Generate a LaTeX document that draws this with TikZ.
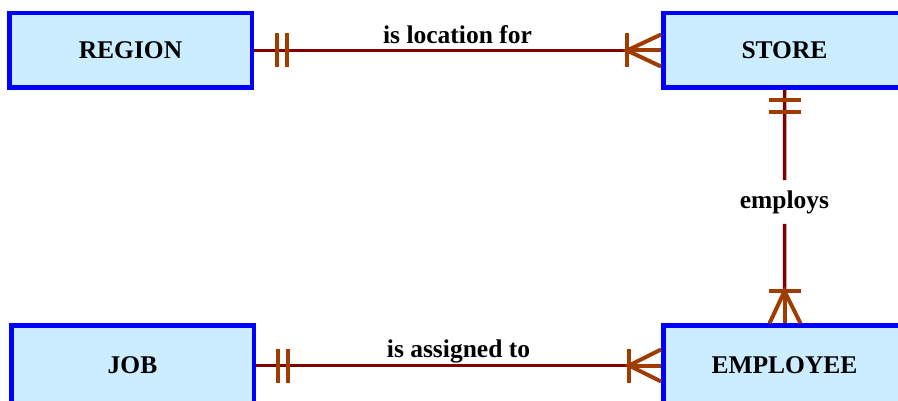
\documentclass[tikz,border=0pt]{standalone}
\usepackage{fontspec}
\setmainfont{Liberation Serif}
\usetikzlibrary{calc}

\definecolor{boxfill}{RGB}{204,236,255}
\definecolor{boxline}{RGB}{0,0,255}
\definecolor{relline}{RGB}{128,0,0}
\definecolor{markline}{RGB}{160,60,0}

\tikzset{
    entity/.style={draw=boxline, fill=boxfill, line width=4.5pt,
        minimum width=242.5pt, minimum height=74.5pt,
        font=\fontsize{25.5}{30}\selectfont\bfseries},
    rel/.style={draw=relline, line width=3.5pt},
    crowmark/.style={draw=markline, line width=4pt},
    rellabel/.style={font=\fontsize{25.5}{30}\selectfont\bfseries, inner sep=0pt}
}

\begin{document}
\begin{tikzpicture}[x=1pt, y=-1pt]
    \useasboundingbox (0,0) rectangle (898,401);
    \clip (0,0) rectangle (898,401);

    % Entities
    \node[entity] (region) at (130.5, 50.5) {REGION};
    \node[entity] (store) at (784.5, 50.5) {STORE};
    \node[entity, minimum height=80pt] (job) at (132.5, 365.5) {JOB};
    \node[entity, minimum height=80pt] (employee) at (784.5, 365.5) {EMPLOYEE};

    % Crow's foot roots
    \coordinate (storefoot) at ($(store.west)+(-34,0)$);
    \coordinate (emplfoot) at ($(employee.west)+(-32,0)$);
    \coordinate (emptopfoot) at ($(employee.north)+(0,-32)$);

    % Relation labels
    \node[rellabel, anchor=base] (locfor) at ($(region.east)!0.5!(store.west)+(0,-7)$) {is location for};
    \node[rellabel, anchor=base] (assigned) at ($(job.east)!0.5!(employee.west)+(0,-8)$) {is assigned to};
    \node[rellabel, inner sep=10pt] (employs) at ($(store.south)!0.48!(employee.north)$) {employs};

    % Relationship lines
    \draw[rel] (region.east) -- (storefoot);
    \draw[rel] (job.east) -- (emplfoot);
    \draw[rel] (store.south) -- (employs.north);
    \draw[rel] (employs.south) -- (emptopfoot);

    % One-and-only-one marks
    \foreach \d in {23, 33}
        \draw[crowmark] ($(region.east)+(\d,-17)$) -- ++(0,34);
    \foreach \d in {22, 32}
        \draw[crowmark] ($(job.east)+(\d,-17)$) -- ++(0,34);
    \foreach \d in {10, 22}
        \draw[crowmark] ($(store.south)+(-16,\d)$) -- ++(32,0);

    % One-or-many marks
    \draw[crowmark] ($(storefoot)+(0,-17)$) -- ++(0,34);
    \draw[crowmark] ($(store.west)+(0,-16)$) -- (storefoot) -- ($(store.west)+(0,16)$);
    \draw[crowmark] (storefoot) -- (store.west);

    \draw[crowmark] ($(emplfoot)+(0,-17)$) -- ++(0,34);
    \draw[crowmark] ($(employee.west)+(0,-16)$) -- (emplfoot) -- ($(employee.west)+(0,16)$);
    \draw[crowmark] (emplfoot) -- (employee.west);

    \draw[crowmark] ($(emptopfoot)+(-16,0)$) -- ++(32,0);
    \draw[crowmark] ($(employee.north)+(-15,0)$) -- (emptopfoot) -- ($(employee.north)+(16,0)$);
    \draw[crowmark] (emptopfoot) -- (employee.north);

\end{tikzpicture}
\end{document}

****************************************

Without including any picture, repeat the data exactly.

* Output for this task
Generate a LaTeX document that draws this with TikZ.
\documentclass[tikz,border=0pt]{standalone}
\usepackage{fontspec}
\setmainfont{Liberation Serif}
\usetikzlibrary{calc}

\definecolor{boxfill}{RGB}{204,236,255}
\definecolor{boxline}{RGB}{0,0,255}
\definecolor{relline}{RGB}{128,0,0}
\definecolor{markline}{RGB}{160,60,0}

\tikzset{
    entity/.style={draw=boxline, fill=boxfill, line width=4.5pt,
        minimum width=242.5pt, minimum height=74.5pt,
        font=\fontsize{25.5}{30}\selectfont\bfseries},
    rel/.style={draw=relline, line width=3.5pt},
    crowmark/.style={draw=markline, line width=4pt},
    rellabel/.style={font=\fontsize{25.5}{30}\selectfont\bfseries, inner sep=0pt}
}

\begin{document}
\begin{tikzpicture}[x=1pt, y=-1pt]
    \useasboundingbox (0,0) rectangle (898,401);
    \clip (0,0) rectangle (898,401);

    % Entities
    \node[entity] (region) at (130.5, 50.5) {REGION};
    \node[entity] (store) at (784.5, 50.5) {STORE};
    \node[entity, minimum height=80pt] (job) at (132.5, 365.5) {JOB};
    \node[entity, minimum height=80pt] (employee) at (784.5, 365.5) {EMPLOYEE};

    % Crow's foot roots
    \coordinate (storefoot) at ($(store.west)+(-34,0)$);
    \coordinate (emplfoot) at ($(employee.west)+(-32,0)$);
    \coordinate (emptopfoot) at ($(employee.north)+(0,-32)$);

    % Relation labels
    \node[rellabel, anchor=base] (locfor) at ($(region.east)!0.5!(store.west)+(0,-7)$) {is location for};
    \node[rellabel, anchor=base] (assigned) at ($(job.east)!0.5!(employee.west)+(0,-8)$) {is assigned to};
    \node[rellabel, inner sep=10pt] (employs) at ($(store.south)!0.48!(employee.north)$) {employs};

    % Relationship lines
    \draw[rel] (region.east) -- (storefoot);
    \draw[rel] (job.east) -- (emplfoot);
    \draw[rel] (store.south) -- (employs.north);
    \draw[rel] (employs.south) -- (emptopfoot);

    % One-and-only-one marks
    \foreach \d in {23, 33}
        \draw[crowmark] ($(region.east)+(\d,-17)$) -- ++(0,34);
    \foreach \d in {22, 32}
        \draw[crowmark] ($(job.east)+(\d,-17)$) -- ++(0,34);
    \foreach \d in {10, 22}
        \draw[crowmark] ($(store.south)+(-16,\d)$) -- ++(32,0);

    % One-or-many marks
    \draw[crowmark] ($(storefoot)+(0,-17)$) -- ++(0,34);
    \draw[crowmark] ($(store.west)+(0,-16)$) -- (storefoot) -- ($(store.west)+(0,16)$);
    \draw[crowmark] (storefoot) -- (store.west);

    \draw[crowmark] ($(emplfoot)+(0,-17)$) -- ++(0,34);
    \draw[crowmark] ($(employee.west)+(0,-16)$) -- (emplfoot) -- ($(employee.west)+(0,16)$);
    \draw[crowmark] (emplfoot) -- (employee.west);

    \draw[crowmark] ($(emptopfoot)+(-16,0)$) -- ++(32,0);
    \draw[crowmark] ($(employee.north)+(-15,0)$) -- (emptopfoot) -- ($(employee.north)+(16,0)$);
    \draw[crowmark] (emptopfoot) -- (employee.north);

\end{tikzpicture}
\end{document}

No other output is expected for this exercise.